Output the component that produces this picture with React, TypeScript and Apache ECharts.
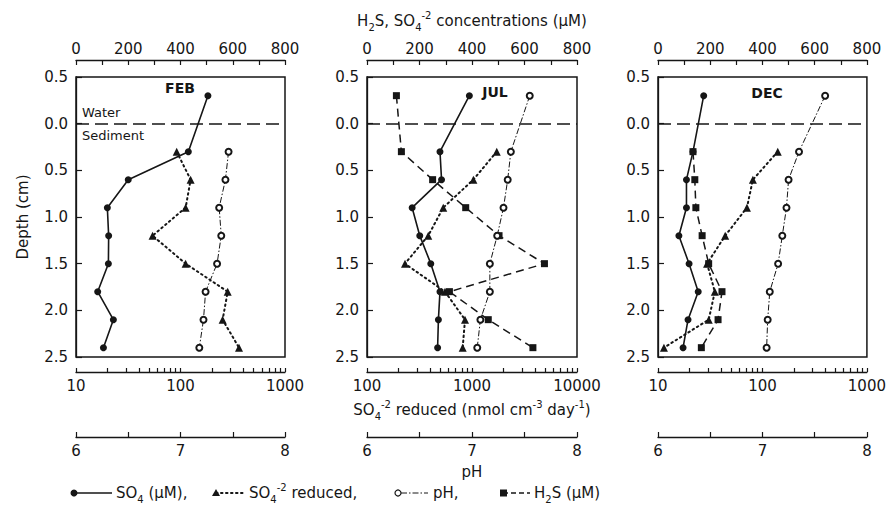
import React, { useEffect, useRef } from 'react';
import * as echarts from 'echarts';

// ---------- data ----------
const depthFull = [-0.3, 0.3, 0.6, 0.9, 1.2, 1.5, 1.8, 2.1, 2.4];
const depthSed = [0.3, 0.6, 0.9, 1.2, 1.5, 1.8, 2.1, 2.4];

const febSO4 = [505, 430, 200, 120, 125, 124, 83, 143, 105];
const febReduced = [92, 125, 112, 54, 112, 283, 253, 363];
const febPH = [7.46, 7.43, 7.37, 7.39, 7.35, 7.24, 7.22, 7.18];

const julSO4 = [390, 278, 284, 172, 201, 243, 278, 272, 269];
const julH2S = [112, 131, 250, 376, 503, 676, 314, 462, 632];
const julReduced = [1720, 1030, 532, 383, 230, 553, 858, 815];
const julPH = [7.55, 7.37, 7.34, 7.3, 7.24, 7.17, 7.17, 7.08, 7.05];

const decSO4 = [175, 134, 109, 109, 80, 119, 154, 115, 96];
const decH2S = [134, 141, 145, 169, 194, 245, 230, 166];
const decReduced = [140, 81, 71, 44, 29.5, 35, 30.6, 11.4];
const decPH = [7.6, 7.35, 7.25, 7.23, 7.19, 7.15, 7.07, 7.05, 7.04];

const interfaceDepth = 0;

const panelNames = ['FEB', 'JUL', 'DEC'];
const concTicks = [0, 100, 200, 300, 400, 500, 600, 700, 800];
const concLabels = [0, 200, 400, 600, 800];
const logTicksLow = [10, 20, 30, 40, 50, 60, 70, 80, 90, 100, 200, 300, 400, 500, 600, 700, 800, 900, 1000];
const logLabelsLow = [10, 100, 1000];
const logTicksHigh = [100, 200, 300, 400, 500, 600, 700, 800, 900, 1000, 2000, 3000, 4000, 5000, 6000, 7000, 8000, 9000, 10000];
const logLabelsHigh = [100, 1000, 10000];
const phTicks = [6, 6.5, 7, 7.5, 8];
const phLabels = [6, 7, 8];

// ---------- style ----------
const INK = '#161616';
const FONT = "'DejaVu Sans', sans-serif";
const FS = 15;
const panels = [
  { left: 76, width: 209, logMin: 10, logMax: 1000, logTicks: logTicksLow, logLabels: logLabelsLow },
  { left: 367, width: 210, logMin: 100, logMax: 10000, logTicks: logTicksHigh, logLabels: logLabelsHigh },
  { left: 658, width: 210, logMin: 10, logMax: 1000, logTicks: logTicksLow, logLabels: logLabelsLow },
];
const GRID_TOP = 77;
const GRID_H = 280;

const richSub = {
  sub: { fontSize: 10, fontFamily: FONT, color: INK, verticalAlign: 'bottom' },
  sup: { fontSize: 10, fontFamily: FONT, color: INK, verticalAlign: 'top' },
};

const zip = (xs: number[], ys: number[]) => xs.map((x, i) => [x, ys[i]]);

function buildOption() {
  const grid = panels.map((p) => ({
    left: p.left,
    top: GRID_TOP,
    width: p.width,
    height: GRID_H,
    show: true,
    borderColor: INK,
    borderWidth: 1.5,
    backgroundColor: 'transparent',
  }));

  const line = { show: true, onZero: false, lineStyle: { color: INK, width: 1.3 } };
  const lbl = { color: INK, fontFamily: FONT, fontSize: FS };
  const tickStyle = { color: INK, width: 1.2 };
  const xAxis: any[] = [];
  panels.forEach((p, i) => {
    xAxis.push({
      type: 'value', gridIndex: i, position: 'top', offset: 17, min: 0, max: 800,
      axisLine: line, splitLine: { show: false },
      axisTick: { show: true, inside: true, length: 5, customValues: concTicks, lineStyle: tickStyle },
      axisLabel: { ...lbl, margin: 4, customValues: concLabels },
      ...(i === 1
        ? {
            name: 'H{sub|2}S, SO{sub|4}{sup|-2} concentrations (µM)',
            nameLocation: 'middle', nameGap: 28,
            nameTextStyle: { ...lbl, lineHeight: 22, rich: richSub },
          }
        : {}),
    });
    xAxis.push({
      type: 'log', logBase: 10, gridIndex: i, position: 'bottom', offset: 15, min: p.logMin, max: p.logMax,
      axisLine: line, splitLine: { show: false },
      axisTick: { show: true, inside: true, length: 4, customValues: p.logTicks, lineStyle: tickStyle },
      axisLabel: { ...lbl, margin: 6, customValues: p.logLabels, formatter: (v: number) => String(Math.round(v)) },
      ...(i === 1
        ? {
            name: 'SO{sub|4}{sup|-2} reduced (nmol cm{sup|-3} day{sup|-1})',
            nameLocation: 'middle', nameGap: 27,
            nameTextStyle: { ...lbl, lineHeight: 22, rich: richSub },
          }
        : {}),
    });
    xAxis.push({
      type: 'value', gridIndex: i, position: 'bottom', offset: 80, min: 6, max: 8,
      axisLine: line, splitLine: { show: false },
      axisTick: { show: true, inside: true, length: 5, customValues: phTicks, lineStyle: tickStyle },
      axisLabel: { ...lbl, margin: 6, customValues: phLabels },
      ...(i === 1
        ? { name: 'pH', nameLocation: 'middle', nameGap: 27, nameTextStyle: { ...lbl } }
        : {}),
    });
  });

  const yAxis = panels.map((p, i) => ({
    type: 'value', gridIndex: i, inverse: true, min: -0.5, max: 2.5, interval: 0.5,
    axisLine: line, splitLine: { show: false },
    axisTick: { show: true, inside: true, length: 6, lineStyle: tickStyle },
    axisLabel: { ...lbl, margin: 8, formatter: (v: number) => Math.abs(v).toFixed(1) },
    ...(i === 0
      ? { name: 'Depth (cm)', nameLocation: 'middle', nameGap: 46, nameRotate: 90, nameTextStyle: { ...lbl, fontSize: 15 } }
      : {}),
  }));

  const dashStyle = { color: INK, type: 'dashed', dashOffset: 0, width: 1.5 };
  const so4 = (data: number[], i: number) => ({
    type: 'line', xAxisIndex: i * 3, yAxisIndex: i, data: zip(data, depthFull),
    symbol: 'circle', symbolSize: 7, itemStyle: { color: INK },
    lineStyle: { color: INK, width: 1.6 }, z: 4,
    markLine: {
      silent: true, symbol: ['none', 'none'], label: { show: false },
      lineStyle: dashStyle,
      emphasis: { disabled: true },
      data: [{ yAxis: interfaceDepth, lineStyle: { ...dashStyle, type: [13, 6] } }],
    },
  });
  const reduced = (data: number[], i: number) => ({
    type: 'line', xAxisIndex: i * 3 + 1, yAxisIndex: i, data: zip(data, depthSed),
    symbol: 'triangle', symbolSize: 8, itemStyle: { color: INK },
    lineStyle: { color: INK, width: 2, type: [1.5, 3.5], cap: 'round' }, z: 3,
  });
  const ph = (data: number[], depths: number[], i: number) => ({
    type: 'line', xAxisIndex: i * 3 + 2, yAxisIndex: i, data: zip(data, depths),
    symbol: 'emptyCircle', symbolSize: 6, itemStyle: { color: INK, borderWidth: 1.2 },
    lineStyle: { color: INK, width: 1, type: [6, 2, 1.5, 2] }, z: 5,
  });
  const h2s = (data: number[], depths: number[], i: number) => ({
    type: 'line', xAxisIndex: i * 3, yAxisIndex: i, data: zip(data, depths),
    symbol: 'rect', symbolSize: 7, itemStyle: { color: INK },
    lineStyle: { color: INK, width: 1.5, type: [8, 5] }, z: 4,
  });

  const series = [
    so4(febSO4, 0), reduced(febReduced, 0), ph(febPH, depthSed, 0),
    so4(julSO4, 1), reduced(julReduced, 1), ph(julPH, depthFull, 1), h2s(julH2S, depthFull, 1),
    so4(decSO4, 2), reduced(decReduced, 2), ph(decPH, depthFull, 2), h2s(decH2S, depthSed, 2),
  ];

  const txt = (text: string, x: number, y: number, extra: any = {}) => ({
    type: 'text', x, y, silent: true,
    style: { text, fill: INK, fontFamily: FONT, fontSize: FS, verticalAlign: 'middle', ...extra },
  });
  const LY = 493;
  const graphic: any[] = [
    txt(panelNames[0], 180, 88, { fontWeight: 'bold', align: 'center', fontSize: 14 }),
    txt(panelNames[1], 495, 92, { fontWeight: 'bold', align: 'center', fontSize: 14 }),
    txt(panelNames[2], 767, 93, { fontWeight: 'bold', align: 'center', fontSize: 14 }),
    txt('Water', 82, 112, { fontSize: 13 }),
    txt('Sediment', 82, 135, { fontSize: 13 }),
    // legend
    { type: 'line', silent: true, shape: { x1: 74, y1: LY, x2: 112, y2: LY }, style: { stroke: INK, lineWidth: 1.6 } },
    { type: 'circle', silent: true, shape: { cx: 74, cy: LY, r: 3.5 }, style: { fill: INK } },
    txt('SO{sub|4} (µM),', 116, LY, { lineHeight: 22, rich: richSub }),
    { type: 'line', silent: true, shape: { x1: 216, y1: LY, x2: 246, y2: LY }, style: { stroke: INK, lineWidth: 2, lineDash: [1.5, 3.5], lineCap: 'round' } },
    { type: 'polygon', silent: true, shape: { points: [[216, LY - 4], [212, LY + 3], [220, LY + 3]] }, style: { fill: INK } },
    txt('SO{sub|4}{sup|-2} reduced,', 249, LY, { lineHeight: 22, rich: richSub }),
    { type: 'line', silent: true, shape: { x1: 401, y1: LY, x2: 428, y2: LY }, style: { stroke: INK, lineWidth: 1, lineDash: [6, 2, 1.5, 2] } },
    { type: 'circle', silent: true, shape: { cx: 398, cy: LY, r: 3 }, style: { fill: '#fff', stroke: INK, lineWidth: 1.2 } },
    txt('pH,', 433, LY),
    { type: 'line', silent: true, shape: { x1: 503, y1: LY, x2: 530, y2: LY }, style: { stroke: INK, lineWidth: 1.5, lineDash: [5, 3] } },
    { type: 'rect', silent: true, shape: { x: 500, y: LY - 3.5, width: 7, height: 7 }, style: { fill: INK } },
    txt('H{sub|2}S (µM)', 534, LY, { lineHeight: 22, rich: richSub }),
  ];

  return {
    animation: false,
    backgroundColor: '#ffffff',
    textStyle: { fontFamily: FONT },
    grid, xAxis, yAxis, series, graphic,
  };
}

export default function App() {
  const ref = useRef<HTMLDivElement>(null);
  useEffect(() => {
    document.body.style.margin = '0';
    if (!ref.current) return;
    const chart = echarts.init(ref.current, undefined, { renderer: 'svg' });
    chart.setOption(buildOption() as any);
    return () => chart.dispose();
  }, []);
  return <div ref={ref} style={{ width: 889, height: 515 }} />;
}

----------------

■ TASK STATEMENT
Print, exactly as written, the lines above from the first one to the one containing "const phLabels = [6, 7, 8];". Leave out pictures.

■ SOLUTION
Output the component that produces this picture with React, TypeScript and Apache ECharts.
import React, { useEffect, useRef } from 'react';
import * as echarts from 'echarts';

// ---------- data ----------
const depthFull = [-0.3, 0.3, 0.6, 0.9, 1.2, 1.5, 1.8, 2.1, 2.4];
const depthSed = [0.3, 0.6, 0.9, 1.2, 1.5, 1.8, 2.1, 2.4];

const febSO4 = [505, 430, 200, 120, 125, 124, 83, 143, 105];
const febReduced = [92, 125, 112, 54, 112, 283, 253, 363];
const febPH = [7.46, 7.43, 7.37, 7.39, 7.35, 7.24, 7.22, 7.18];

const julSO4 = [390, 278, 284, 172, 201, 243, 278, 272, 269];
const julH2S = [112, 131, 250, 376, 503, 676, 314, 462, 632];
const julReduced = [1720, 1030, 532, 383, 230, 553, 858, 815];
const julPH = [7.55, 7.37, 7.34, 7.3, 7.24, 7.17, 7.17, 7.08, 7.05];

const decSO4 = [175, 134, 109, 109, 80, 119, 154, 115, 96];
const decH2S = [134, 141, 145, 169, 194, 245, 230, 166];
const decReduced = [140, 81, 71, 44, 29.5, 35, 30.6, 11.4];
const decPH = [7.6, 7.35, 7.25, 7.23, 7.19, 7.15, 7.07, 7.05, 7.04];

const interfaceDepth = 0;

const panelNames = ['FEB', 'JUL', 'DEC'];
const concTicks = [0, 100, 200, 300, 400, 500, 600, 700, 800];
const concLabels = [0, 200, 400, 600, 800];
const logTicksLow = [10, 20, 30, 40, 50, 60, 70, 80, 90, 100, 200, 300, 400, 500, 600, 700, 800, 900, 1000];
const logLabelsLow = [10, 100, 1000];
const logTicksHigh = [100, 200, 300, 400, 500, 600, 700, 800, 900, 1000, 2000, 3000, 4000, 5000, 6000, 7000, 8000, 9000, 10000];
const logLabelsHigh = [100, 1000, 10000];
const phTicks = [6, 6.5, 7, 7.5, 8];
const phLabels = [6, 7, 8];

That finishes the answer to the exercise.